Steve Rosen, a partner at Levine, Blaszak, Block & Boothby LLP put it this way: “Loper Bright will have a significant impact on the FCC's ability to regulate a rapidly evolving communications industry where new technologies are not clearly defined by the definitions and processes embodied in the Communications Act, which are by their nature broadly worded.” This dramatic shift not only moves decisions and implementation away from those who know the policies best, but it also lengthens the time it will take to accomplish legal adjustments to accommodate technology advancements.

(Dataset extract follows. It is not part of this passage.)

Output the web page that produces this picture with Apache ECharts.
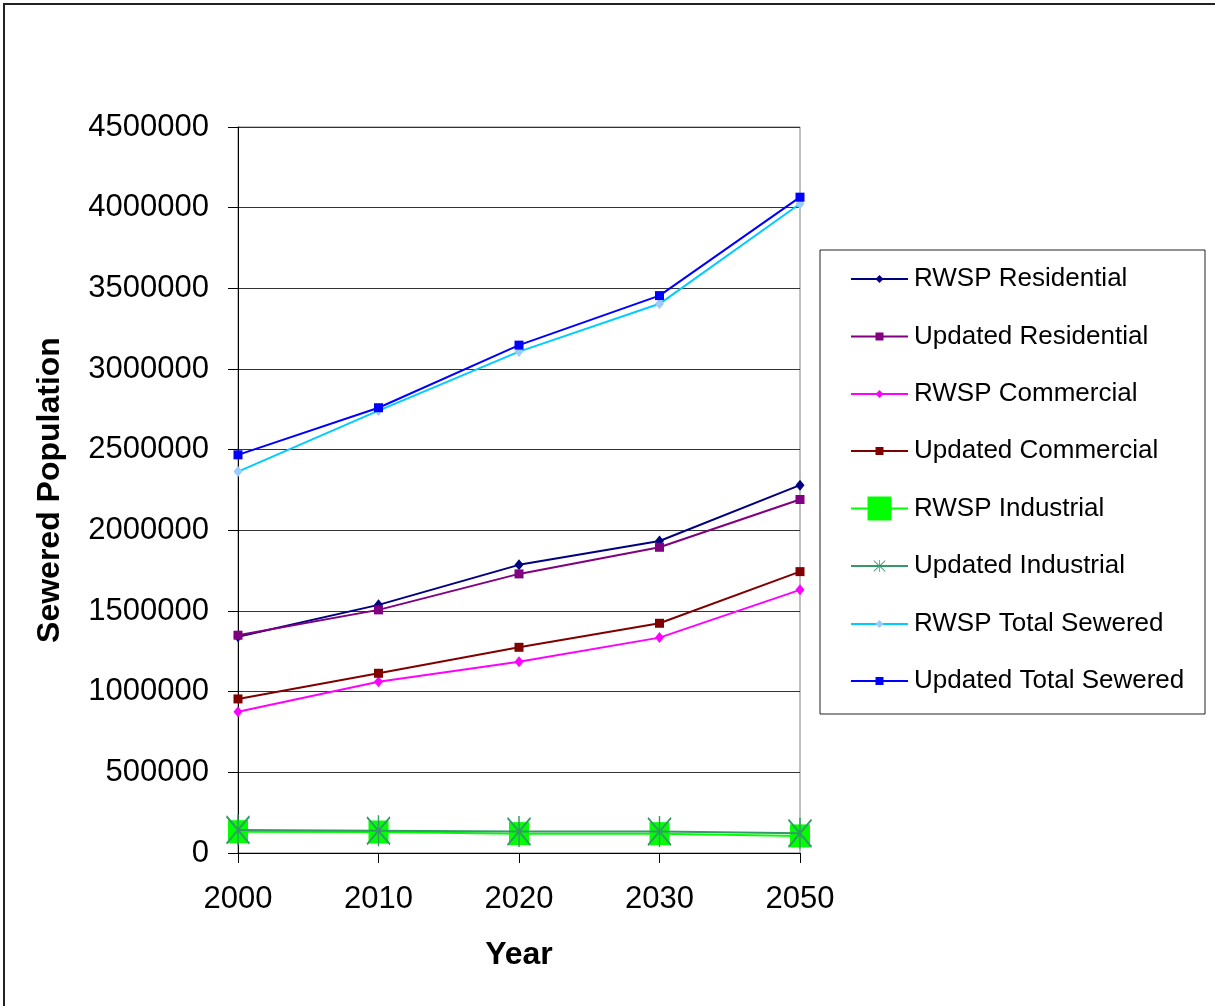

The overturning of the Chevron case is receiving the most publicity, although another case may have an even greater impact because of its adjustment to the statute of limitations that entities have to sue over regulations that may affect the business. THIS IS HUGE because this case, Corner Post, Inc. v. Board of Governors of the Federal Reserve System, makes it easier for industries to challenge rules promulgated by federal agencies by extending the statute of limitations that companies can rely upon to sue the government not when the rules are enacted, but within six years of when the enterprise is affected by such regulation. This decision brightened the day of those who believe that enterprises should be regulated with the lightest possible hand, and disappointed those who believe that federal regulation is essential for maintaining a level playing field that protects consumers and others. It is a decision that is highly political and was decided, not surprisingly, along strictly ideological lines.

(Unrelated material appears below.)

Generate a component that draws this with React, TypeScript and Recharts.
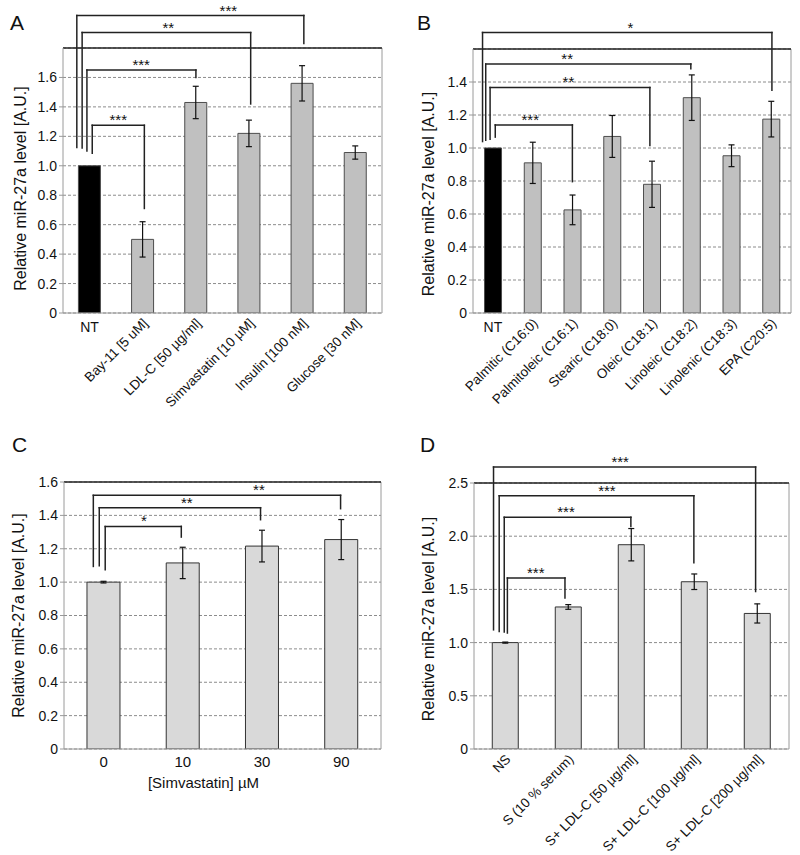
import React from 'react';
import {
  BarChart,
  Bar,
  XAxis,
  YAxis,
  CartesianGrid,
  ErrorBar,
  ReferenceLine,
  ReferenceDot,
  Cell,
  Label,
} from 'recharts';

const FONT = '"Liberation Sans", Arial, Helvetica, sans-serif';

// brackets are in data units: from/to on the category index, low/high are the feet, top is the bar of the bracket
interface Bracket {
  from: number;
  to: number;
  low: number;
  high: number;
  top: number;
  stars: string;
  at: number;
}

// ---- A: various treatments
const catsA = ['NT', 'Bay-11 [5 uM]', 'LDL-C [50 µg/ml]', 'Simvastatin [10 µM]', 'Insulin [100 nM]', 'Glucose [30 nM]'];
const valsA = [1.0, 0.5, 1.43, 1.22, 1.56, 1.09];
const errsA = [0, 0.12, 0.11, 0.09, 0.12, 0.045];
const ticksA = [0, 0.2, 0.4, 0.6, 0.8, 1.0, 1.2, 1.4, 1.6];
const bracketsA: Bracket[] = [
  { from: 0.05, to: 1.03, low: 1.085, high: 0.71, top: 1.275, stars: '***', at: 0.54 },
  { from: -0.05, to: 2.0, low: 1.1, high: 1.6, top: 1.65, stars: '***', at: 0.97 },
  { from: -0.14, to: 3.03, low: 1.12, high: 1.42, top: 1.905, stars: '**', at: 1.48 },
  { from: -0.24, to: 4.03, low: 1.125, high: 1.83, top: 2.02, stars: '***', at: 2.61 },
];

// ---- B: fatty acids
const catsB = ['NT', 'Palmitic (C16:0)', 'Palmitoleic (C16:1)', 'Stearic (C18:0)', 'Oleic (C18:1)', 'Linoleic (C18:2)', 'Linolenic (C18:3)', 'EPA (C20:5)'];
const valsB = [1.0, 0.91, 0.625, 1.07, 0.78, 1.305, 0.953, 1.175];
const errsB = [0, 0.125, 0.09, 0.127, 0.14, 0.138, 0.066, 0.108];
const ticksB = [0, 0.2, 0.4, 0.6, 0.8, 1.0, 1.2, 1.4];
const bracketsB: Bracket[] = [
  { from: 0.06, to: 2.0, low: 1.066, high: 0.796, top: 1.14, stars: '***', at: 0.94 },
  { from: -0.07, to: 3.95, low: 1.053, high: 1.015, top: 1.367, stars: '**', at: 1.9 },
  { from: -0.18, to: 4.98, low: 1.047, high: 1.48, top: 1.509, stars: '**', at: 1.87 },
  { from: -0.26, to: 7.02, low: 1.039, high: 1.35, top: 1.7, stars: '*', at: 3.46 },
];

// ---- C: simvastatin dose
const catsC = ['0', '10', '30', '90'];
const valsC = [1.0, 1.115, 1.216, 1.255];
const errsC = [0.005, 0.094, 0.095, 0.12];
const ticksC = [0, 0.2, 0.4, 0.6, 0.8, 1.0, 1.2, 1.4, 1.6];
const bracketsC: Bracket[] = [
  { from: 0.02, to: 0.98, low: 1.074, high: 1.27, top: 1.334, stars: '*', at: 0.51 },
  { from: -0.055, to: 1.98, low: 1.098, high: 1.374, top: 1.446, stars: '**', at: 1.05 },
  { from: -0.13, to: 2.99, low: 1.094, high: 1.44, top: 1.52, stars: '**', at: 1.96 },
];

// ---- D: serum + LDL-C
const catsD = ['NS', 'S (10 % serum)', 'S+ LDL-C [50 µg/ml]', 'S+ LDL-C [100 µg/ml]', 'S+ LDL-C [200 µg/ml]'];
const valsD = [1.0, 1.335, 1.92, 1.572, 1.274];
const errsD = [0.005, 0.022, 0.152, 0.073, 0.09];
const ticksD = [0, 0.5, 1.0, 1.5, 2.0, 2.5];
const bracketsD: Bracket[] = [
  { from: 0.03, to: 0.944, low: 1.09, high: 1.42, top: 1.607, stars: '***', at: 0.48 },
  { from: -0.02, to: 1.99, low: 1.1, high: 2.09, top: 2.177, stars: '***', at: 0.96 },
  { from: -0.1, to: 2.99, low: 1.105, high: 1.75, top: 2.38, stars: '***', at: 1.61 },
  { from: -0.19, to: 3.97, low: 1.12, high: 1.48, top: 2.65, stars: '***', at: 1.82 },
];

const Y_TITLE = 'Relative miR-27a level [A.U.]';
const fmt = (v: number) => (v === 0 ? '0' : v.toFixed(1));

const SlantTick = (props: any) => {
  const { x, y, payload } = props;
  const v = String(payload.value);
  if (v === 'NT') {
    return (
      <text x={x} y={y + 19} textAnchor="middle" fontSize={14} fontFamily={FONT} fill="#111">
        {v}
      </text>
    );
  }
  // 45 degree labels, ending just right of the bar centre
  return (
    <g transform={`translate(${x + 6},${y + 11})`}>
      <text x={0} y={0} textAnchor="end" transform="rotate(-45)" fontSize={13.5} fontFamily={FONT} fill="#111">
        {v}
      </text>
    </g>
  );
};

const PlainTick = (props: any) => {
  const { x, y, payload } = props;
  return (
    <text x={x} y={y + 18} textAnchor="middle" fontSize={15} fontFamily={FONT} fill="#111">
      {payload.value}
    </text>
  );
};

interface PanelProps {
  letter: string;
  letterLeft: number;
  letterTop: number;
  left: number;
  top: number;
  width: number;
  height: number;
  cats: string[];
  vals: number[];
  errs: number[];
  ticks: number[];
  max: number;
  brackets: Bracket[];
  fill: string;
  firstFill: string;
  edge: string;
  margin: { top: number; right: number; left: number; bottom: number };
  yWidth: number;
  xHeight: number;
  slant: boolean;
  titleX: number;
  titleShift: number;
  xTitle?: string;
}

function Panel(p: PanelProps) {
  const data = p.cats.map((c, i) => ({ name: c, i, v: p.vals[i], e: p.errs[i] }));
  const n = p.cats.length;

  return (
    <div style={{ position: 'absolute', left: p.left, top: p.top, width: p.width, height: p.height }}>
      <div style={{ position: 'absolute', left: p.letterLeft, top: p.letterTop, fontFamily: FONT, fontSize: 21, color: '#111' }}>
        {p.letter}
      </div>
      <BarChart width={p.width} height={p.height} data={data} margin={p.margin} barCategoryGap="29%" style={{ overflow: 'visible' }}>
        <CartesianGrid vertical={false} stroke="#8c8c8c" strokeDasharray="3 2" />
        <XAxis
          dataKey="name"
          interval={0}
          height={p.xHeight}
          stroke="#9a9a9a"
          tickLine={false}
          tickSize={0}
          tickMargin={0}
          tick={p.slant ? <SlantTick /> : <PlainTick />}
        >
          {p.xTitle && (
            <Label
              content={(lp: any) => {
                const vb = lp.viewBox;
                return (
                  <text x={vb.x + vb.width / 2 - 19} y={vb.y + 39} textAnchor="middle" fontSize={15} fontFamily={FONT} fill="#111">
                    {p.xTitle}
                  </text>
                );
              }}
            />
          )}
        </XAxis>
        <XAxis xAxisId="n" dataKey="i" type="number" domain={[-0.5, n - 0.5]} allowDataOverflow hide />
        <YAxis
          domain={[0, p.max]}
          ticks={p.ticks}
          allowDataOverflow
          width={p.yWidth}
          stroke="#9a9a9a"
          tickSize={4}
          tickMargin={2}
          tickFormatter={fmt}
          tick={{ fill: '#111', fontSize: 14, fontFamily: FONT }}
        >
          <Label
            content={(lp: any) => {
              const vb = lp.viewBox;
              const cx = vb.x + p.titleX;
              const cy = vb.y + vb.height / 2 + p.titleShift;
              return (
                <text
                  x={cx}
                  y={cy}
                  textAnchor="middle"
                  dominantBaseline="central"
                  transform={`rotate(-90 ${cx} ${cy})`}
                  fontSize={16}
                  fontFamily={FONT}
                  fill="#111"
                >
                  {Y_TITLE}
                </text>
              );
            }}
          />
        </YAxis>
        <Bar dataKey="v" fill={p.fill} stroke={p.edge} strokeWidth={1} isAnimationActive={false}>
          {data.map((d, i) => (
            <Cell key={d.name} fill={i === 0 ? p.firstFill : p.fill} />
          ))}
          <ErrorBar dataKey="e" width={3} stroke="#111" strokeWidth={1.2} />
        </Bar>
        {/* frame: right edge and dark top edge */}
        <ReferenceLine xAxisId="n" x={n - 0.5} stroke="#9a9a9a" ifOverflow="visible" />
        <ReferenceLine y={p.max} stroke="#222" strokeWidth={1.6} ifOverflow="visible" />
        {p.brackets.map((b, k) => (
          <React.Fragment key={k}>
            <ReferenceLine xAxisId="n" segment={[{ x: b.from, y: b.low }, { x: b.from, y: b.top }]} stroke="#222" strokeWidth={1.5} strokeLinecap="square" ifOverflow="visible" />
            <ReferenceLine xAxisId="n" segment={[{ x: b.from, y: b.top }, { x: b.to, y: b.top }]} stroke="#222" strokeWidth={1.5} strokeLinecap="square" ifOverflow="visible" />
            <ReferenceLine xAxisId="n" segment={[{ x: b.to, y: b.top }, { x: b.to, y: b.high }]} stroke="#222" strokeWidth={1.5} strokeLinecap="square" ifOverflow="visible" />
            <ReferenceDot
              xAxisId="n"
              x={b.at}
              y={b.top}
              r={0}
              ifOverflow="visible"
              label={{ value: b.stars, position: 'top', offset: 0, fontSize: 15, fontFamily: FONT, fill: '#111' }}
            />
          </React.Fragment>
        ))}
      </BarChart>
    </div>
  );
}

export default function App() {
  return (
    <div style={{ position: 'absolute', left: 0, top: 0, width: 800, height: 855, background: '#fff' }}>
      <Panel
        letter="A"
        letterLeft={10}
        letterTop={11}
        left={0}
        top={0}
        width={400}
        height={430}
        cats={catsA}
        vals={valsA}
        errs={errsA}
        ticks={ticksA}
        max={1.8}
        brackets={bracketsA}
        fill="#c0c0c0"
        firstFill="#000"
        edge="#4d4d4d"
        margin={{ top: 48, right: 18, left: 0, bottom: 0 }}
        yWidth={63}
        xHeight={117}
        slant
        titleX={20}
        titleShift={8}
      />
      <Panel
        letter="B"
        letterLeft={17}
        letterTop={11}
        left={400}
        top={0}
        width={400}
        height={430}
        cats={catsB}
        vals={valsB}
        errs={errsB}
        ticks={ticksB}
        max={1.6}
        brackets={bracketsB}
        fill="#c0c0c0"
        firstFill="#000"
        edge="#4d4d4d"
        margin={{ top: 49, right: 9, left: 0, bottom: 0 }}
        yWidth={73}
        xHeight={117}
        slant
        titleX={28}
        titleShift={13}
      />
      <Panel
        letter="C"
        letterLeft={12}
        letterTop={3}
        left={0}
        top={430}
        width={400}
        height={425}
        cats={catsC}
        vals={valsC}
        errs={errsC}
        ticks={ticksC}
        max={1.6}
        brackets={bracketsC}
        fill="#d9d9d9"
        firstFill="#d9d9d9"
        edge="#333"
        margin={{ top: 52, right: 19, left: 0, bottom: 0 }}
        yWidth={64}
        xHeight={106}
        slant={false}
        titleX={18}
        titleShift={0}
        xTitle="[Simvastatin] µM"
      />
      <Panel
        letter="D"
        letterLeft={20}
        letterTop={3}
        left={400}
        top={430}
        width={400}
        height={425}
        cats={catsD}
        vals={valsD}
        errs={errsD}
        ticks={ticksD}
        max={2.5}
        brackets={bracketsD}
        fill="#d9d9d9"
        firstFill="#d9d9d9"
        edge="#333"
        margin={{ top: 53, right: 11, left: 0, bottom: 0 }}
        yWidth={74}
        xHeight={106}
        slant
        titleX={28}
        titleShift={3}
      />
    </div>
  );
}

In both of these decisions, the U.S. Supreme Court has made significant moves to curtail the power (read: effectiveness) of federal agencies under the larger guise of making government “smaller.” Instead, it has chosen to relegate government involvement to those less equipped to understand the underlying technologies and certainly more prone to outside influence (read: lobbyists and political sentiment).

I am not, nor have I ever been, a member of a political party. However, I look at these court decisions and they do not reflect an independent judiciary, but one whose political leanings has interfered with not only the historical precedent that shapes our legal system, but with necessary expertise that shapes good governance as well.